C’est à la fin de la Première Guerre et encore davantage après la Seconde Guerre mondiale que le mode de vie des gens de l’Alpe va connaître de profonds bouleversements.
L’extinction d’un mode de vie
L’équilibre, espace-homme-animal, est rompu en raison de multiples facteurs ; réduction de la population masculine du fait des guerres et des migrations, l’exode vers les villes où les conditions de vie sont moins rudes, etc.
Aujourd’hui, les montagnards cherchent à préserver un développement durable fondé sur une économie touristique et sur la mise en place de réserves, de parcs naturels régionaux ou nationaux.
Des gens de l’alpe ne subsistent plus que peu de traces difficiles à conserver. L’architecture rurale agropastorale par exemple souffre d’un problème d’adaptation aux nouveaux usages touristiques.
Mais outre les musées, quelques repères témoignent d’un passé révolu.
En 1968, dans le Queyras, la création par le Syndicat des artisans d’art en meubles et objets sculptés du Queyras du label « Vrai Queyras Artisanal de tradition » atteste de la maintenance d’une pratique de la sculpture sur bois. Même si les Queyrassins ne peuvent prétendre à une exclusivité dans ce domaine, cette activité a permis à des familles de rester au pays en vivant de leur savoir-faire.
En 1976, à Villars d’Arène en Oisans, la cuisson annuelle du pain revient à l’ordre du jour.

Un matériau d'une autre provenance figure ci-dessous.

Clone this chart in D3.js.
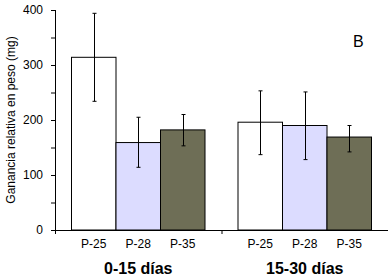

La rareté du bois est à l’origine de cette tradition qui donne désormais lieu à deux fêtes annuelles, une au printemps, l’autre en automne, générant ainsi deux évènements touristiques importants des Alpes du Sud.
La création de la fête de la transhumance à Die en 1991, constitue une nouvelle empreinte du passé agropastoral alpin.
Ces différents vestiges d’une vie pastorale alpine révèlent la distance qui nous sépare de ces modes d’existence qui ont cependant permis à des communautés de réaliser des projets et satisfaire des besoins en parfaite harmonie avec l’espace montagnard.